• **Materials provided**
⟨

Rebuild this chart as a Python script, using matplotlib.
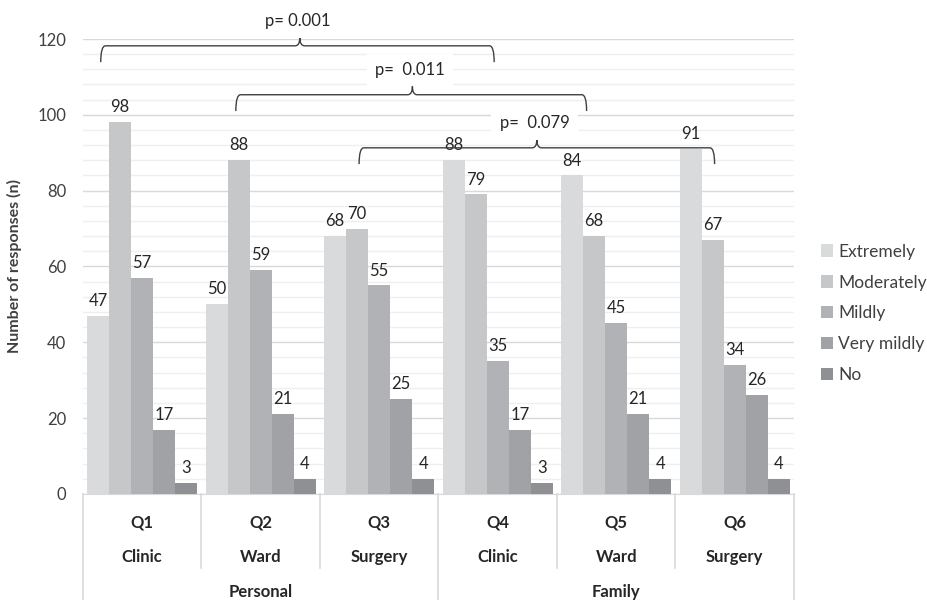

⟩
⟨

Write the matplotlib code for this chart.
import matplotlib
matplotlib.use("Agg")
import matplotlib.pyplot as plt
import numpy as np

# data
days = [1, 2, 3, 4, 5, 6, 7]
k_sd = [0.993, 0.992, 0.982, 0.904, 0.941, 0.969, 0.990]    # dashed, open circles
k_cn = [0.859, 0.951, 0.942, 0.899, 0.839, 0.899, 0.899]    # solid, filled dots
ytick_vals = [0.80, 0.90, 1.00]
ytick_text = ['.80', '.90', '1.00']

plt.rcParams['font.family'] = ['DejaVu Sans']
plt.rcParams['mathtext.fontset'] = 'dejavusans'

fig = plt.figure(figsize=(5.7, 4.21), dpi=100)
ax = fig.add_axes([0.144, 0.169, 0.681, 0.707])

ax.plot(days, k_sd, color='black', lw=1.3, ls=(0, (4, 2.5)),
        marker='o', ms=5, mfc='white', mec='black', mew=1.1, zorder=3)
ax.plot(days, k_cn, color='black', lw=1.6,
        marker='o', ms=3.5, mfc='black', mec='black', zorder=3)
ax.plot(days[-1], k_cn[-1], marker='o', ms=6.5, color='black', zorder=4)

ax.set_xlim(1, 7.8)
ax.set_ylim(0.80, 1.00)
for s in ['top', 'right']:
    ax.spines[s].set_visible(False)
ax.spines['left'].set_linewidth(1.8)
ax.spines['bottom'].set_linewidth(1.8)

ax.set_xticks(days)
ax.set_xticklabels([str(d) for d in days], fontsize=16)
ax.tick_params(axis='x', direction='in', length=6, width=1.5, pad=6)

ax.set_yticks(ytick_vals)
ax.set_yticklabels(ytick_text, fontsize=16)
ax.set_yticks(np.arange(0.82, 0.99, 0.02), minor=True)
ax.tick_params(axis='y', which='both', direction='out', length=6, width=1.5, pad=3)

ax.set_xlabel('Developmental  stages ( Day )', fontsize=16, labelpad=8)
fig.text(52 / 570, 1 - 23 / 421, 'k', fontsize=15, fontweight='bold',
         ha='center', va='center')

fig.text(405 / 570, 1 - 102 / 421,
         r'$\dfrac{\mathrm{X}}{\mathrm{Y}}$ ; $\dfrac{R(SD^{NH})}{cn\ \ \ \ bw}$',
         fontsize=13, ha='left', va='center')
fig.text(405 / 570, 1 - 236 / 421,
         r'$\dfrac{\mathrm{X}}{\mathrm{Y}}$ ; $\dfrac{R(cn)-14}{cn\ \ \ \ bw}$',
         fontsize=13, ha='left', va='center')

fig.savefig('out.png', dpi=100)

⟩

• **To be done**
Identify each line holding the string "matplotlib", and copy it out.

• **Solved exercise**
Rebuild this chart as a Python script, using matplotlib.
Write the matplotlib code for this chart.
import matplotlib
matplotlib.use("Agg")
import matplotlib.pyplot as plt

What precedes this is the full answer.